F.R. Richey was a tailor I photographed in 1968 in Athens, Ohio. He was in his 80s when I met him. He died at 96, after spending 70 years patching and sewing. This detail shot of his spools and a transistor radio got me to thinking about early radios I remember. If you sew or are interested in radios, click on the photo to make it larger.
I wrote earlier about having a transistor radio that looked a lot like this one when I was delivering newspapers. Looks like Mr.

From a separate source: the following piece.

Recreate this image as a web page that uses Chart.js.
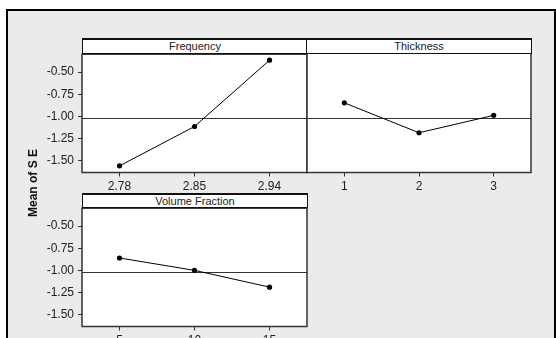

Richey’s radio was a later model that actually had a speaker instead of making you listen through an earphone.
Cub Scout Crystal Radio
My first electronic project was to build a crystal radio set from a Cub Scout kit bought at Buckner-Ragsdale.
A crystal set consisted of an antenna to pick up the radio signal and convert it to electric currents; a tuning coil; a galena crystal that you touched with a fine piece of copper wire (the cat whisker); a ground and a pair of earphones. I used a gutter for the antenna. After getting everything hooked up, I would sit around carefully poking the pebble-sized crystal with the cat whisker until KFVS or KGMO would come flowing in. I don’t remember if I was ever able to pull in the St. Louis stations.
They could be made even simpler. During World War II, soldiers would make “foxhole radios” from a coil of wire, a rusty razor blade, a pencil lead and a pair of headphones. Because they were “passive” receivers, they couldn’t be discovered by German radio detection equipment.
Dad had a suitcase-sized “portable” radio that would shock the bejeebers out of you if you touched any of its metal parts when it was plugged into the wall.